--- Start DATA SECTION ---

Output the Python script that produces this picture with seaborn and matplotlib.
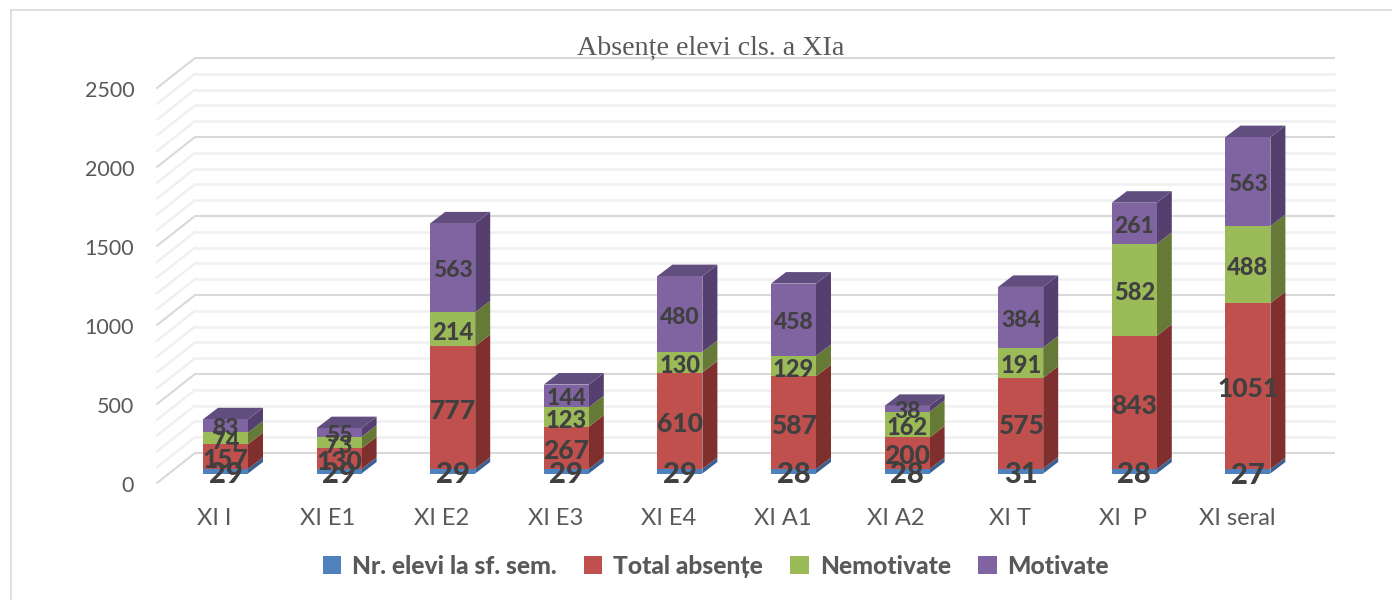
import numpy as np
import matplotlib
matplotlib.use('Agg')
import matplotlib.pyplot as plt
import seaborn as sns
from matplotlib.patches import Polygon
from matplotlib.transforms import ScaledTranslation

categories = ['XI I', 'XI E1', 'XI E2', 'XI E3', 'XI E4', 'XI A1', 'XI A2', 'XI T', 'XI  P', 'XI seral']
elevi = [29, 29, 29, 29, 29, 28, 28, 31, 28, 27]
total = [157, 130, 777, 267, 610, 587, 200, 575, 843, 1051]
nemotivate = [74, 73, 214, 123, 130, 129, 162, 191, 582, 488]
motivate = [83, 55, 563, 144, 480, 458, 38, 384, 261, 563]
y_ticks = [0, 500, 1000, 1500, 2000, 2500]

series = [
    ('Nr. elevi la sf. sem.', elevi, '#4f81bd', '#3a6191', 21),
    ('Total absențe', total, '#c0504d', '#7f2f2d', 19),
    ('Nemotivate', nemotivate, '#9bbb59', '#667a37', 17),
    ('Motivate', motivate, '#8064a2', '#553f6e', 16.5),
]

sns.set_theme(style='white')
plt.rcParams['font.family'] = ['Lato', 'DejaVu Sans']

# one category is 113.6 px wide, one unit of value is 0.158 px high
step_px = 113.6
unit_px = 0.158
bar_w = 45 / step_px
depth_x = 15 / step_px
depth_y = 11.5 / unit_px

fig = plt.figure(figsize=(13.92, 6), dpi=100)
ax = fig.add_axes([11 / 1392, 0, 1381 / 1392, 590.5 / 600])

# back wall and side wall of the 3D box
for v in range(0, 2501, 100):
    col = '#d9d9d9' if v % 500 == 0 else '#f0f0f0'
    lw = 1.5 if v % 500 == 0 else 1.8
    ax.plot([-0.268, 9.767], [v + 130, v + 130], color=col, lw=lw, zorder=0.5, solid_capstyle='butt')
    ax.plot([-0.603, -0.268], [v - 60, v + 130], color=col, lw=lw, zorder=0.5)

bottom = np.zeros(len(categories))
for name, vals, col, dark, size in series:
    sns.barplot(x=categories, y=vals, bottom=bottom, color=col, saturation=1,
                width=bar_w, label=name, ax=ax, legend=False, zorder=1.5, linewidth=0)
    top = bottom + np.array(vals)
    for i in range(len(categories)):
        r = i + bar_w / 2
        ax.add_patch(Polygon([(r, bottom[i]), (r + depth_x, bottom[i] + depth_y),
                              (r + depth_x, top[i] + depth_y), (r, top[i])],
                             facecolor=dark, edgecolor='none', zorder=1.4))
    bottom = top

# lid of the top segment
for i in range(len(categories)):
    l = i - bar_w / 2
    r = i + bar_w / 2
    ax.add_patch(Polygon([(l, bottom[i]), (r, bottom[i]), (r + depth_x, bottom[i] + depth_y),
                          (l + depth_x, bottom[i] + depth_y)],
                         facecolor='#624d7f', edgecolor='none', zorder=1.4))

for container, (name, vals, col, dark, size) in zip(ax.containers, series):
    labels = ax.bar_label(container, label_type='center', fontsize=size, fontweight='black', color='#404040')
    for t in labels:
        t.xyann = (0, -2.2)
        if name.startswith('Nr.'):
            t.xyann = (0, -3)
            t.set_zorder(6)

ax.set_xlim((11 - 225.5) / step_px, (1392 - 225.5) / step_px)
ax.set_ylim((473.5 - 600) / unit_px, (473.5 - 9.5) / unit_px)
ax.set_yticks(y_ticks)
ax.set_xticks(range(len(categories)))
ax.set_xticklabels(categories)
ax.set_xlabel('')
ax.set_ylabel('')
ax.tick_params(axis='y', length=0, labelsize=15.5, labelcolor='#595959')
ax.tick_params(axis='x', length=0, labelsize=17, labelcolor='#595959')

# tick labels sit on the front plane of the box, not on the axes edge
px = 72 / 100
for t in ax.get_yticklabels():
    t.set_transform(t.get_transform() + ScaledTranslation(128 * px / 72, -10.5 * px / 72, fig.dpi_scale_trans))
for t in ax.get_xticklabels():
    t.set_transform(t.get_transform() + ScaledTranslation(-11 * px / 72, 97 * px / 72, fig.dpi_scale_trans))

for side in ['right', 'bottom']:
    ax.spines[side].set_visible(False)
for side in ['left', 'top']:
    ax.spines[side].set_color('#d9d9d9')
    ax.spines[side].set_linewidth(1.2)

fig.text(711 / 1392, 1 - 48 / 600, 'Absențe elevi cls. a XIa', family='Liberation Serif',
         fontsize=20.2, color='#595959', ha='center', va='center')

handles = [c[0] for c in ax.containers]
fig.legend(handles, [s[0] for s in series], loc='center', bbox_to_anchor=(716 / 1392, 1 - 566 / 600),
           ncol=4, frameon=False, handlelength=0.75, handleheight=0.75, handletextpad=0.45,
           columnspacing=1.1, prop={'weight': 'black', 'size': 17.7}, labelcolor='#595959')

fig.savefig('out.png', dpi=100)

--- End DATA SECTION ---

Write out the lines from the start of the material to the line with "from matplotlib.transforms import", inclusive and exactly. Skip the pictures.

**ANSWER**
Output the Python script that produces this picture with seaborn and matplotlib.
import numpy as np
import matplotlib
matplotlib.use('Agg')
import matplotlib.pyplot as plt
import seaborn as sns
from matplotlib.patches import Polygon
from matplotlib.transforms import ScaledTranslation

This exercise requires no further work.